Forgotten Book - Accessory to Murder

Do you know the work of Pamela Barrington? I didn't until recently. But I have now read her 1968 novel Accessory to Murder, and really enjoyed it. What is more, I would not have come across either Barrington or her Forgotten Book had it not been for one of the knowledgeable readers of this blog. Kacper contacted me a while ago and suggested I might be interested in Barrington. He said he'd been impressed with some of her work and thought I might like it too. He was quite right, and I'm really grateful to him for pointing me in her direction.

This little anecdote is an example, of course, of one of the very happy consequences of blogging. As a result of my posts here, I've come into contact with a wide range of people - some of whom I've been able to meet in person, many of whom I haven't - who have certainly proved delightful to talk to, either face to face or via email. And I've learned a good deal from these contacts, as well as benefiting from many kindnesses. It never ceases to amaze me how wonderfully the internet - whatever people say about its shortcomings- has opened up new horizons for us all.

Anyway, back to Barrington - whose real name, Kacper tells me, was Muriel Vere Mant Barling. She wrote about two dozen novels, with this one coming at the end of her career. It's a fast moving story, which opens with a man called Henry Deek, who seizes the chance to blackmail a rich local woman when he discovers a missing will. A legal point cropped up concerning the will, which I thought would be relevant, but was never mentioned again - one of the few flaws in an otherwise neatly constructed story.

When Henry is found murdered, there are a number of potential suspects, and Barrington does a good job of switching suspicion around.
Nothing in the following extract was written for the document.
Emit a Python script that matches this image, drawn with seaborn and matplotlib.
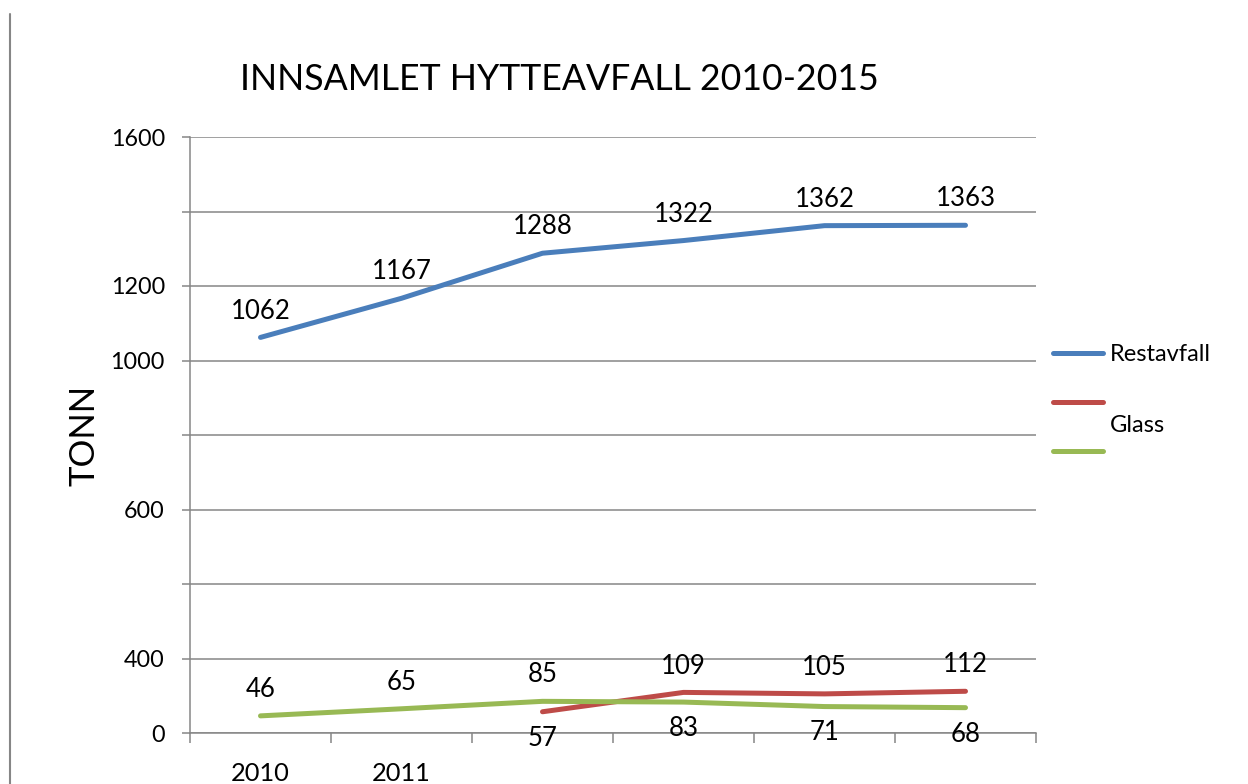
import matplotlib
matplotlib.use("Agg")
import matplotlib.pyplot as plt
import pandas as pd
import seaborn as sns
from matplotlib.lines import Line2D


years = [2010, 2011, 2012, 2013, 2014, 2015]
restavfall = [1062, 1167, 1288, 1322, 1362, 1363]
red_years = [2012, 2013, 2014, 2015]
red_values = [57, 109, 105, 112]
glass = [46, 65, 85, 83, 71, 68]

year_labels = ["2010", "2011", "", "", "", ""]
y_ticks = [0, 200, 400, 600, 800, 1000, 1200, 1400, 1600]
y_tick_labels = ["0", "400", "", "600", "", "1000", "1200", "", "1600"]

# which side of the line the value label sits on (1 above, -1 below)
glass_side = [1, 1, 1, -1, -1, -1]
red_side = [-1, 1, 1, 1]

colors = {"Restavfall": "#4A7EBB", "Rød": "#BE4B48", "Glass": "#98B954"}


def build_frame():
    rows = []
    for y, v in zip(years, restavfall):
        rows.append({"year": y, "tonn": v, "serie": "Restavfall"})
    for y, v in zip(red_years, red_values):
        rows.append({"year": y, "tonn": v, "serie": "Rød"})
    for y, v in zip(years, glass):
        rows.append({"year": y, "tonn": v, "serie": "Glass"})
    return pd.DataFrame(rows)


sns.set_theme(style="white")
plt.rcParams["font.family"] = ["Lato", "DejaVu Sans"]
plt.rcParams["text.color"] = "black"
plt.rcParams["xtick.color"] = "black"
plt.rcParams["ytick.color"] = "black"
plt.rcParams["axes.labelcolor"] = "black"

df = build_frame()
fig = plt.figure(figsize=(12.48, 7.84), dpi=100)
ax = fig.add_axes([190 / 1248, 51 / 784, 846 / 1248, 596 / 784])

sns.lineplot(data=df, x="year", y="tonn", hue="serie", palette=colors,
             linewidth=3.6, ax=ax, legend=False, sort=False)

ax.set_xlim(2009.5, 2015.5)
ax.set_ylim(0, 1600)
ax.set_yticks(y_ticks)
ax.set_yticklabels(y_tick_labels, fontsize=16.8)
ax.set_xticks(years)
ax.set_xticklabels(year_labels, fontsize=18.3)
ax.set_xticks([y - 0.5 for y in years] + [2015.5], minor=True)
ax.tick_params(axis="x", which="major", length=0, pad=21)
ax.tick_params(axis="x", which="minor", length=7, width=1.1, color="#868686",
               direction="out", bottom=True)
ax.tick_params(axis="y", length=6, width=1.1, color="#868686", direction="out",
               pad=12, left=True, labelcolor="black")
ax.grid(axis="y", color="#868686", linewidth=1.1)
ax.set_axisbelow(True)
for side in ["top", "right"]:
    ax.spines[side].set_visible(False)
for side in ["left", "bottom"]:
    ax.spines[side].set_color("#868686")
    ax.spines[side].set_linewidth(1.1)
ax.set_xlabel("")
ax.set_ylabel("TONN", fontsize=25)
ax.yaxis.set_label_coords(-0.106, 0.5)

# value labels
for y, v in zip(years, restavfall):
    ax.annotate(str(v), (y, v), xytext=(0, 19), textcoords="offset points",
                ha="center", va="center", fontsize=18.5)
for y, v, s in zip(years, glass, glass_side):
    ax.annotate(str(v), (y, v), xytext=(0, 19 * s), textcoords="offset points",
                ha="center", va="center", fontsize=18.5)
for y, v, s in zip(red_years, red_values, red_side):
    ax.annotate(str(v), (y, v), xytext=(0, 19 * s), textcoords="offset points",
                ha="center", va="center", fontsize=18.5)

# legend: red entry has no label, "Glass" sits between red and green
handles = [Line2D([], [], color=colors[k], lw=3.6) for k in colors]
fig.legend(handles, ["Restavfall", "", ""], loc="upper left",
           bbox_to_anchor=(1053 / 1248, 1 - 344 / 784), frameon=False,
           fontsize=17, handlelength=2.12, handletextpad=0.3,
           labelspacing=1.2, borderpad=0, borderaxespad=0)
fig.text(1110 / 1248, 1 - 425 / 784, "Glass", fontsize=17, va="center", ha="left")

fig.text(559 / 1248, 1 - 80 / 784, "INNSAMLET HYTTEAVFALL 2010-2015",
         fontsize=25.7, ha="center", va="center")

fig.add_artist(Line2D([10 / 1248, 10 / 1248], [0, 1 - 14 / 784],
                      transform=fig.transFigure, color="#868686", lw=1.5))

fig.savefig("out.png", dpi=100)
The twist at the end was, I felt, a bit weak, but all in all this was a lively and entertaining book. It reminded me of some of Margaret Yorke's early stand-alone crime novels. Margaret, of course, went on to win the CWA Diamond Dagger, whereas Barrington is now neglected. But as Kacper rightly said, she does not deserve to be. Incidentally, just as I was about to post here, Kacper has emailed me again with fresh information about Barrington (including the fact that she was born in Cheshire,which gives me a certain fellow feeling for her), and I hope to feature her again in this blog before too long.


Clothes In Books said...

Very interesting - don't think I have ever come across her, but this does sound good. Look forward to your posting more about her and her books.

Kacper said...

Wonderful post! It's a great pleasure to be able to connect with you, Martin, and I'm so honored you took my recommendation to heart! Barrington is a very good writer indeed.

I haven't read Margaret Yorke, so I can't speak to that comparison, but some of the ways in which Barrington explores psychology and relationships reminds me a bit of early Ruth Rendell - Barrington's writing doesn't have the same sophistication or complexity as Rendell's (Rendell is one of my absolute favorite writers, crime or otherwise), but I think some of the ways in which her characters manipulate and deceive others as well as themselves are Rendellian.

Martin Edwards said...

Thanks, Moira. Kacper - I look forward to your further thoughts on PB. Thanks again for the intro.